Cigarbutt Posted September 4, 2024 Posted September 4, 2024 ^Just to add, increasing expected costs are based on past historical experience and of course the future could vary (outliers, changing trends). From the report above and other references, the underlying drivers of previous trends have been: -cost inflation -climate volatility (...) -and (often underrecognized?) the growing concentration of 'inflated' asset values in at-risk areas (urban and wildland-urban interface)
gfp Posted September 6, 2024 Posted September 6, 2024 With everything going on with US Steel, Cliffs and the rest of the steel and iron ore stocks - you really have to appreciate how well played the Stelco situation was for Kestenbaum and Fairfax. This one is looking pretty smart.
UK Posted September 6, 2024 Posted September 6, 2024 (edited) I just hope FFH will have opportunity to participate in the next Kestenbaum's venture:) Edited September 8, 2024 by UK
dartmonkey Posted September 6, 2024 Posted September 6, 2024 11 hours ago, gfp said: you really have to appreciate how well played the Stelco situation was for Kestenbaum and Fairfax. This one is looking pretty smart. Just to flesh this out, Stelco accepted a buyout bid from Cleveland-Cliffs in July, at $70 a share (a 87% premium to the previous price of Stelco shares, $37.36). Payment is to be $60 in cash, $10 in CLF shares. Those CLF shares have lost almost 30% of their value in the 2 months since then, so when the deal closes, Stelco may get shares that are worth about $7, if CLF shares are still around $11.50 when the deal closes (expected in Q4). Competitor US Steel, not involved in the deal, is down 21% in the interim; I might add that SLX, a steel ETF, is down too, about 11%. I love it when Fairfax opportunistically accepts a nosebleed offer, like the pet insurance bid by JAB Holdings a couple of years ago or this Stelco bid.

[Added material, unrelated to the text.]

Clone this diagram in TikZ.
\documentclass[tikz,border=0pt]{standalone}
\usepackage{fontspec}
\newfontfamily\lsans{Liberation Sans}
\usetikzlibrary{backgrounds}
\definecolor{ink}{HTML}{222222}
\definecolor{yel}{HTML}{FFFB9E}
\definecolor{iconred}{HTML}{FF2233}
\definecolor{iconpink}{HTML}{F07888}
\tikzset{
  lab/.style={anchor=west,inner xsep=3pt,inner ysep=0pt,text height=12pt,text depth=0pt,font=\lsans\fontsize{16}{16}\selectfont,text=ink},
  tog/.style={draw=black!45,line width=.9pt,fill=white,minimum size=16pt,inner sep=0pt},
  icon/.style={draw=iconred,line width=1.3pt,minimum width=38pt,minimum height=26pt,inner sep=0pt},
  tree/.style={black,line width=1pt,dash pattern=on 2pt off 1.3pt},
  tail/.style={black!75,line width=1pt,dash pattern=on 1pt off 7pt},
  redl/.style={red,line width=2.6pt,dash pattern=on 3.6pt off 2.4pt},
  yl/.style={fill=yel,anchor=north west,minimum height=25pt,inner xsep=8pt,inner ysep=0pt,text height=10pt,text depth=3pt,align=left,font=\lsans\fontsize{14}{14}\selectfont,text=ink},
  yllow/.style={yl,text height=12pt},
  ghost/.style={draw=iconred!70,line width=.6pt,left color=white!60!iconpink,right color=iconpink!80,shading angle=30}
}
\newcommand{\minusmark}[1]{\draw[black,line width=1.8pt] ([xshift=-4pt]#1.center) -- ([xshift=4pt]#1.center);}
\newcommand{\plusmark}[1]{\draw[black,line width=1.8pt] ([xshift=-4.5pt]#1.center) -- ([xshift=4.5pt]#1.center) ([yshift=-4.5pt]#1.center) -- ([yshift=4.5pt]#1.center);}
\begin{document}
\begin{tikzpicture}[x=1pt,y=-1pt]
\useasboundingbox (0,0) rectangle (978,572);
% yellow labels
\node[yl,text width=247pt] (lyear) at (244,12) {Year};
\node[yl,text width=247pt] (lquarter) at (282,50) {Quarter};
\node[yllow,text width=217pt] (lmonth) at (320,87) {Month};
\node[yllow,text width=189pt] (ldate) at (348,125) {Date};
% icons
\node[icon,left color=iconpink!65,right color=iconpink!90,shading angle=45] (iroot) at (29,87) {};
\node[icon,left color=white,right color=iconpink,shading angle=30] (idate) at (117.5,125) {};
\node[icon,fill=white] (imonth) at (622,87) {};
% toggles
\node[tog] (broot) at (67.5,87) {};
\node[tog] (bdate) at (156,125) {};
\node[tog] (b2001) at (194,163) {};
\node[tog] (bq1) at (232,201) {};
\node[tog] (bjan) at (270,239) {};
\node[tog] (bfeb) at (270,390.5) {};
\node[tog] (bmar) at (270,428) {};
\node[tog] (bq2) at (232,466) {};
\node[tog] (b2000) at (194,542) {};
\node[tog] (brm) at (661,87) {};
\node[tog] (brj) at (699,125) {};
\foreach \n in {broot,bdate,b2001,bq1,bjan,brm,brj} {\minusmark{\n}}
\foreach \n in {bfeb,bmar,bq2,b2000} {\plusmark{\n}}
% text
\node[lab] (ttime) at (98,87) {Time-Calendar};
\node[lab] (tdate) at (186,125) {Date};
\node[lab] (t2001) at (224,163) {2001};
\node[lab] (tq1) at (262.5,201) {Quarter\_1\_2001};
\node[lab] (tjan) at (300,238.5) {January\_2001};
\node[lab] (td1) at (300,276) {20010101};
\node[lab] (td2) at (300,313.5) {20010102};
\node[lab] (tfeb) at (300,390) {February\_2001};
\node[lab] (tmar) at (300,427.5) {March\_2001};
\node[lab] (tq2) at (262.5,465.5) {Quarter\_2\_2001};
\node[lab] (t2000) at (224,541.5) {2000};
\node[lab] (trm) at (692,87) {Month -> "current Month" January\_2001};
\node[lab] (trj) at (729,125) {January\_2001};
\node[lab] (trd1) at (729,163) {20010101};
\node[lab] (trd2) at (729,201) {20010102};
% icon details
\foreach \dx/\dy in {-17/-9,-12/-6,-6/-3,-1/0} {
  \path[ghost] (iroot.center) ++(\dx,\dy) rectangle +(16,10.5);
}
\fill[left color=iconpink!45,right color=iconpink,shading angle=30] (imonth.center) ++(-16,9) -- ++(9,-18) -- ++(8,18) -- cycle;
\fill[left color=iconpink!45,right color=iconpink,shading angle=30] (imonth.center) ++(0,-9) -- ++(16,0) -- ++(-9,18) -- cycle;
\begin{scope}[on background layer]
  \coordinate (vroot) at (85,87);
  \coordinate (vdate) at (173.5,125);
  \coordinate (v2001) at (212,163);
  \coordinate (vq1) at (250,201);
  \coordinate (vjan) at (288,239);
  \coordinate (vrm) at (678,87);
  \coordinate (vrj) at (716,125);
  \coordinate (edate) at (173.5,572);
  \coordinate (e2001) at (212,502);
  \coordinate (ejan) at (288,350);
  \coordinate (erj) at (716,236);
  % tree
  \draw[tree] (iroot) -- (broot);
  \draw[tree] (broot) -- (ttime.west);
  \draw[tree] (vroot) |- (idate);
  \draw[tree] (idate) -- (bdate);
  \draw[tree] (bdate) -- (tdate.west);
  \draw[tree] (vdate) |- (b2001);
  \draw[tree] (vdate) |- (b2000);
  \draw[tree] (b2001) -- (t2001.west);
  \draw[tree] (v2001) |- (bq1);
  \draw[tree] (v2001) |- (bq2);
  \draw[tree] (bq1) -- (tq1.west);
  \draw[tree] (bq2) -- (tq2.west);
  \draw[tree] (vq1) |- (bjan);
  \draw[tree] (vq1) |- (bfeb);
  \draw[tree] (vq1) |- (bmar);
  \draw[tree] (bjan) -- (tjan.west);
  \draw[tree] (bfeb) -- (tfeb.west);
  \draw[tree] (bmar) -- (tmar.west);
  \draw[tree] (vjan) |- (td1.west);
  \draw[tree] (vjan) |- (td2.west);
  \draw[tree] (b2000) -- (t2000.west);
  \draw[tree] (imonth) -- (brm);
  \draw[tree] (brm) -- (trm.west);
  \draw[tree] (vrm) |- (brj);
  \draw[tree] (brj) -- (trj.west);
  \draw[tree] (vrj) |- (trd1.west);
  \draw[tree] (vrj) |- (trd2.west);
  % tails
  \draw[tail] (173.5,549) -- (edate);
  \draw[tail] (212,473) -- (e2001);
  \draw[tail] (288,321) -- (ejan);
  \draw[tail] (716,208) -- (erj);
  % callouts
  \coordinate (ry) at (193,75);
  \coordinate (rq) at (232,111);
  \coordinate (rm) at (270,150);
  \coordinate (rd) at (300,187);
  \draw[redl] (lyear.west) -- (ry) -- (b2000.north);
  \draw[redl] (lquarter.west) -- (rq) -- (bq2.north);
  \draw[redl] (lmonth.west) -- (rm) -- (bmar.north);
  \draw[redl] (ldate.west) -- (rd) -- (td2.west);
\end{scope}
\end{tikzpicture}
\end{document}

When I heard they were shopping Bauer/Maverik/Peak, which seems to have been a modestly successful investment (about 10% CAGR I think), I wondered why they don't just hold onto it, hoping someone develops an irresistible craving for a hockey/lacrosse equipment company. What's the hurry? Anyways, this Stelco sale is just one more happy ending in what seems like a charmed period for Fairfax. Presuming it works out, of course; the breakup fee is only 3% of the value of the transaction.